Investors have good reasons to follow iRobot's (NASDAQ:IRBT) third-quarter report each year. The seasonality of its business tilts most of its revenue toward the weeks around the Christmas holiday, so the announcement preceding the holiday report usually sets the tone for that all-important shopping season. Last October, for example, iRobot raised its 2018 outlook after third-quarter sales jumped 29%.
The third-quarter report also contains important clues about how well iRobot's latest product releases are resonating with consumers and retailers since those introductions are normally rolled out in the second quarter.
This year's announcement is even more significant, since iRobot's last two reports have contained signs of a sharp growth slowdown that might impact growth and profitability well into 2020. With that bigger picture in mind, let's look at some metrics to watch when iRobot posts earnings results on Tuesday, Oct. 22.
You don't have to squint to see signs of iRobot's slowing growth. Sales volumes are up just 10% over the past six months, compared with double that pace in the year-ago period. The company cited a negative turn for the robotic cleaning device industry while lowering its 2019 outlook back in late July.
Executives pinned most of the blame on surging tariffs for Chinese imports, and that explanation makes sense. The growth slowdown is most pronounced in the U.S., for example. iRobot also noted robust demand for its latest product releases during Amazon's annual Prime Day sale, which suggests consumers are as excited as they've ever been about home-cleaning technology.
Yet competition could be winning share from the Roomba maker, and other negative shifts in the industry might have longer-term effects on its growth. That's why most investors will focus this week on the company's sales pace and whether the headwinds imply a temporary speed bump or a wider slump.
Passing along costs
iRobot has struggled at passing along soaring tariff expenses to consumers. Yes, shoppers paid an average of $296 per device last quarter versus $285 a year ago. But the company is also selling more expensive products like the Roomba s9 vacuum, which retails at over $1,000.
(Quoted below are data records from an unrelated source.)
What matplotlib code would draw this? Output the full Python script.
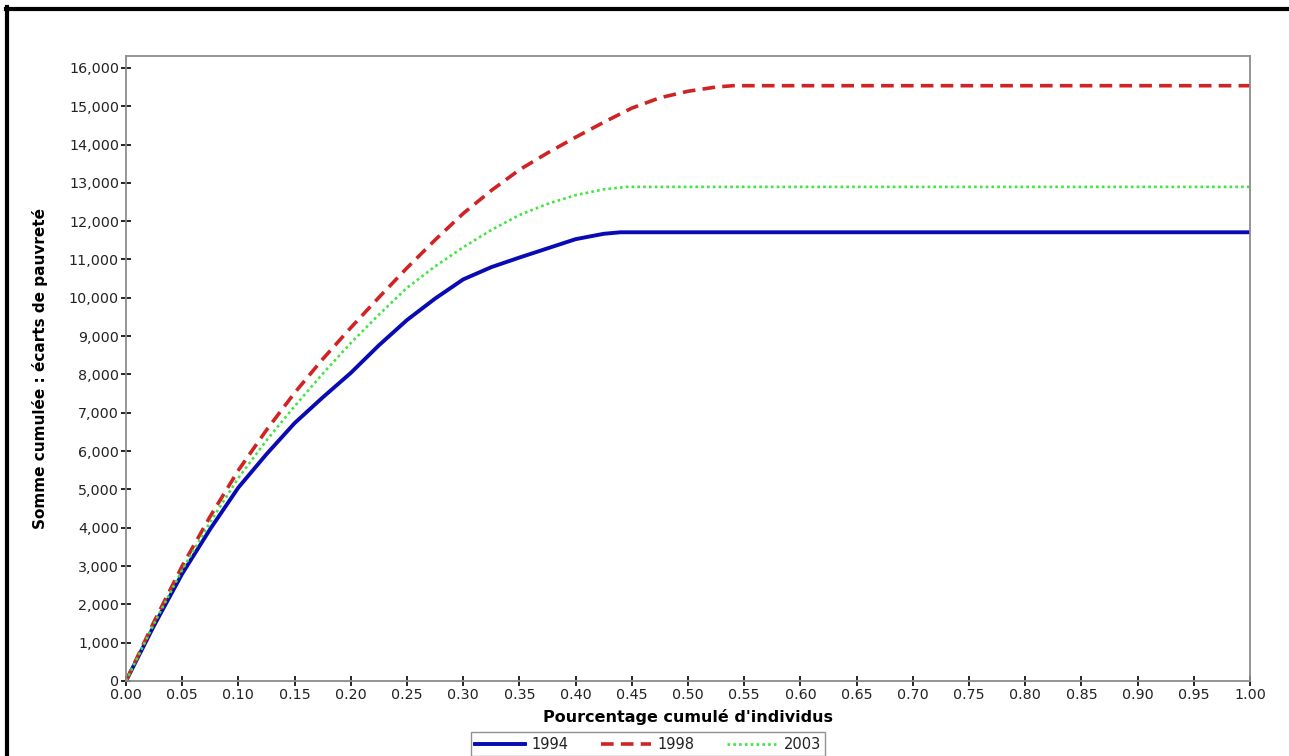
import matplotlib.pyplot as plt
from matplotlib.lines import Line2D
from matplotlib.ticker import FuncFormatter

# cumulated share of individuals (x) and cumulated poverty gaps (y)
x_1994 = [0.0, 0.025, 0.05, 0.075, 0.10, 0.125, 0.15, 0.175, 0.20, 0.225, 0.25,
          0.275, 0.30, 0.325, 0.35, 0.375, 0.40, 0.425, 0.44, 1.0]
y_1994 = [0, 1450, 2800, 3970, 5050, 5920, 6730, 7400, 8040, 8760, 9420,
          9980, 10480, 10800, 11050, 11290, 11530, 11670, 11710, 11710]

x_1998 = [0.0, 0.025, 0.05, 0.075, 0.10, 0.125, 0.15, 0.175, 0.20, 0.225, 0.25,
          0.275, 0.30, 0.325, 0.35, 0.375, 0.40, 0.425, 0.45, 0.475, 0.50,
          0.525, 0.54, 1.0]
y_1998 = [0, 1550, 3000, 4300, 5500, 6550, 7520, 8400, 9220, 10010, 10780,
          11510, 12200, 12800, 13340, 13780, 14190, 14580, 14950, 15220, 15390,
          15500, 15535, 15535]

x_2003 = [0.0, 0.025, 0.05, 0.075, 0.10, 0.125, 0.15, 0.175, 0.20, 0.225, 0.25,
          0.275, 0.30, 0.325, 0.35, 0.375, 0.40, 0.425, 0.445, 1.0]
y_2003 = [0, 1500, 2900, 4150, 5300, 6280, 7170, 8020, 8820, 9560, 10260,
          10820, 11320, 11770, 12160, 12450, 12680, 12830, 12895, 12895]

x_ticks = [i * 0.05 for i in range(21)]
y_ticks = list(range(0, 16001, 1000))

fig = plt.figure(figsize=(12.89, 7.56), dpi=100)
ax = fig.add_axes([126 / 1289, 1 - 681 / 756, 1124 / 1289, 625 / 756])

ax.plot(x_1994, y_1994, color='#0a0ab4', lw=2.8, label='1994')
ax.plot(x_1998, y_1998, color='#d02424', lw=2.6, dashes=(3.5, 2), label='1998')
ax.plot(x_2003, y_2003, color='#3ee63e', lw=1.9, dashes=(1, 1.2), label='2003')

ax.set_xlim(0, 1)
ax.set_ylim(0, 16310)
ax.set_xticks(x_ticks)
ax.set_yticks(y_ticks)
ax.xaxis.set_major_formatter(FuncFormatter(lambda v, p: f'{v:.2f}'))
ax.yaxis.set_major_formatter(FuncFormatter(lambda v, p: f'{int(v):,}'))
ax.tick_params(direction='inout', length=7, width=1.2, color='black',
               labelsize=10.3, pad=1.5, labelcolor='#222222')
for s in ax.spines.values():
    s.set_color('#8c8c8c')
    s.set_linewidth(1.3)

ax.set_xlabel("Pourcentage cumulé d'individus", fontsize=11.5,
              fontweight='bold', labelpad=5)
ax.set_ylabel('Somme cumulée : écarts de pauvreté', fontsize=11,
              fontweight='bold', labelpad=15)

leg = fig.legend(loc='upper center', bbox_to_anchor=(648 / 1289, 1 - 725 / 756),
                 ncol=3, frameon=True, fancybox=False,
                 handlelength=3.4, columnspacing=2.2, handletextpad=0.5,
                 borderpad=0.3, prop={'size': 10.5})
leg.get_frame().set_edgecolor('#777777')
leg.get_frame().set_linewidth(1.0)
for t in leg.get_texts():
    t.set_color('#222222')

# thick black border, only top and left are visible in the screenshot
fig.add_artist(Line2D([6 / 1289, 1], [1 - 8.5 / 756, 1 - 8.5 / 756],
                      color='black', lw=3, transform=fig.transFigure))
fig.add_artist(Line2D([7 / 1289, 7 / 1289], [0, 1 - 7 / 756],
                      color='black', lw=3, transform=fig.transFigure))

fig.savefig('out.png', dpi=100)
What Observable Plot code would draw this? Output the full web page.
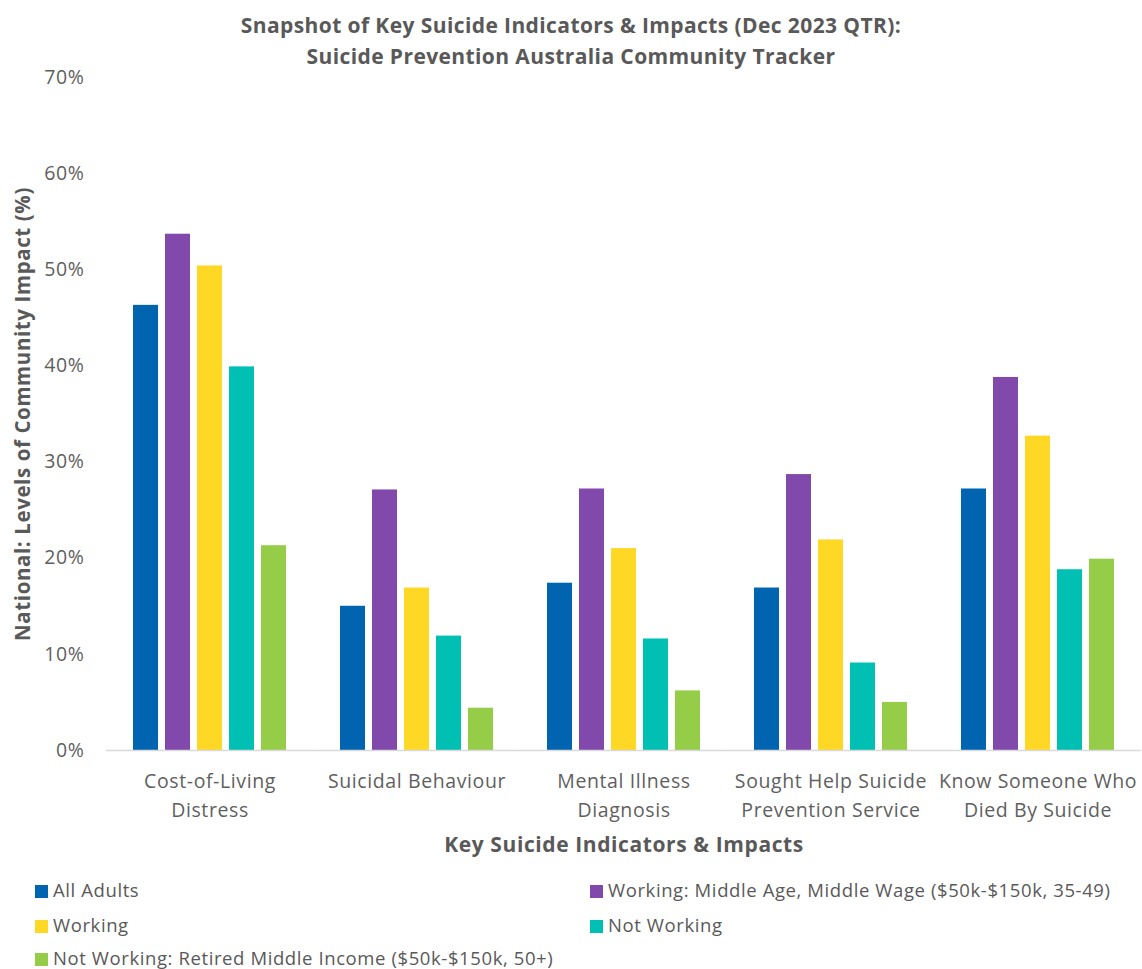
<!DOCTYPE html>
<html>
<head>
<meta charset="utf-8">
<script src="https://cdn.jsdelivr.net/npm/d3@7"></script>
<script src="https://cdn.jsdelivr.net/npm/@observablehq/plot@0.6"></script>
<style>
  body { margin: 0; background: #fff; font-family: "Open Sans", sans-serif; color: #595959; }
  #page { width: 1142px; }
  #title { height: 50px; box-sizing: border-box; padding-top: 10px; text-align: center; overflow: visible;
           font-weight: 700; font-size: 21px; letter-spacing: 0.4px; line-height: 31px; color: #595959; }
  #chart svg { display: block; }
  #legend { position: relative; height: 107px; font-size: 18.5px; letter-spacing: 0.6px; color: #595959; }
  .item { position: absolute; height: 22px; line-height: 22px; white-space: nowrap; }
  .sw { display: inline-block; width: 13px; height: 13px; margin-right: 5px; vertical-align: -1px; }
</style>
</head>
<body>
<div id="page">
  <div id="title">Snapshot of Key Suicide Indicators &amp; Impacts (Dec 2023 QTR):<br>Suicide Prevention Australia Community Tracker</div>
  <div id="chart"></div>
  <div id="legend"></div>
</div>
<script>
// Indicator categories and their two-line axis labels
const categories = [
  "Cost-of-Living Distress",
  "Suicidal Behaviour",
  "Mental Illness Diagnosis",
  "Sought Help Suicide Prevention Service",
  "Know Someone Who Died By Suicide"
];
const tickLabels = [
  "Cost-of-Living\nDistress",
  "Suicidal Behaviour",
  "Mental Illness\nDiagnosis",
  "Sought Help Suicide\nPrevention Service",
  "Know Someone Who\nDied By Suicide"
];

// Population groups (series) and colours
const groups = [
  "All Adults",
  "Working: Middle Age, Middle Wage ($50k-$150k, 35-49)",
  "Working",
  "Not Working",
  "Not Working: Retired Middle Income ($50k-$150k, 50+)"
];
const colors = ["#0064b0", "#8149ab", "#fed824", "#00bfb3", "#95cd48"];

// Percent of each group impacted, per indicator
const allAdults       = [46.3, 15.0, 17.4, 16.9, 27.2];
const workingMidAge   = [53.7, 27.1, 27.2, 28.7, 38.8];
const working         = [50.4, 16.9, 21.0, 21.9, 32.7];
const notWorking      = [39.9, 11.9, 11.6,  9.1, 18.8];
const retiredMidIncome= [21.3,  4.4,  6.2,  5.0, 19.9];

const yTicks = [0, 10, 20, 30, 40, 50, 60, 70];
const yTitle = "National: Levels of Community Impact (%)";
const xTitle = "Key Suicide Indicators & Impacts";

const series = [allAdults, workingMidAge, working, notWorking, retiredMidIncome];
const data = groups.flatMap((g, gi) =>
  categories.map((c, ci) => ({category: c, group: g, value: series[gi][ci]}))
);

const fxPadInner = 0.262;

const chart = Plot.plot({
  width: 1142,
  height: 812,
  marginTop: 27,
  marginLeft: 105,
  marginRight: 1,
  marginBottom: 112,
  style: {fontFamily: "'Open Sans', sans-serif", fontSize: "19.5px", letterSpacing: "0.6px",
          color: "#5f5f5f", background: "transparent"},
  fx: {domain: categories, paddingInner: fxPadInner, paddingOuter: fxPadInner / 2, label: null},
  x: {domain: groups, paddingInner: 0.22, paddingOuter: 0, axis: null},
  y: {domain: [0, 70], label: null},
  color: {domain: groups, range: colors},
  marks: [
    // y axis sits in the first facet, so its padding reaches back past the outer band padding
    Plot.axisY({ticks: yTicks, tickFormat: d => d + "%", tickSize: 0, tickPadding: 49,
                label: null, fontSize: 19.5, fill: "#5f5f5f"}),
    Plot.barY(data, {fx: "category", x: "group", y: "value", fill: "group"}),
    // baseline: each facet's rule stretches half a gap either side so they join up
    Plot.ruleY([0], {stroke: "#d9d9d9", strokeWidth: 1.5, insetLeft: -27.2, insetRight: -27.2}),
    Plot.axisFx({anchor: "bottom", tickSize: 0, tickPadding: 16.5, lineHeight: 1.49,
                 tickFormat: d => tickLabels[categories.indexOf(d)],
                 label: null, fontSize: 19.5, fill: "#5f5f5f"}),
    Plot.text([yTitle], {
      fx: () => categories[0],
      text: d => d, frameAnchor: "left", textAnchor: "middle", lineAnchor: "middle",
      rotate: -90, dx: -110,
      fontWeight: 700, fontSize: 20.5, fill: "#595959"
    }),
    Plot.text([xTitle], {
      fx: () => categories[2],
      text: d => d, frameAnchor: "bottom", lineAnchor: "middle", dy: 95,
      fontWeight: 700, fontSize: 21, fill: "#595959"
    })
  ]
});
document.getElementById("chart").appendChild(chart);

// Legend laid out in two columns, three rows
const legendPos = [
  {left: 35, top: 17}, {left: 590, top: 17},
  {left: 35, top: 52}, {left: 590, top: 52},
  {left: 35, top: 85}
];
const legend = document.getElementById("legend");
groups.forEach((g, i) => {
  const item = document.createElement("div");
  item.className = "item";
  item.style.left = legendPos[i].left + "px";
  item.style.top = legendPos[i].top + "px";
  const sw = document.createElement("span");
  sw.className = "sw";
  sw.style.background = colors[i];
  item.appendChild(sw);
  item.appendChild(document.createTextNode(g));
  legend.appendChild(item);
});
</script>
</body>
</html>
The pricing challenge shows up best in gross profit margin, which last quarter plummeted to 45% of sales from 52%. CEO Colin Angle and his team are cutting costs throughout the business, but their earnings downgrade in July suggested that these initiatives can only have a limited benefit, especially as competition heats up. Tuesday's update on this key metric will show whether the problem has gotten better or worse over the last few months.
iRobot explained last quarter that retailers were delaying their orders ahead of the holiday season in response to uncertainty around tariff rates. This shift has added more risk to the business even as the broader industry slowed, and those negative dynamics help explain the stock's slump since March.
Any clarity that iRobot can give investors this week over purchasing trends will help, and that should show up in management's updated outlook for full-year 2019. As it stands today, that forecast calls for sales growth to slow to between 10% and 14% compared with over 20% in 2018. That prediction could change significantly on Tuesday to reflect the latest demand trends from major retailers like Amazon.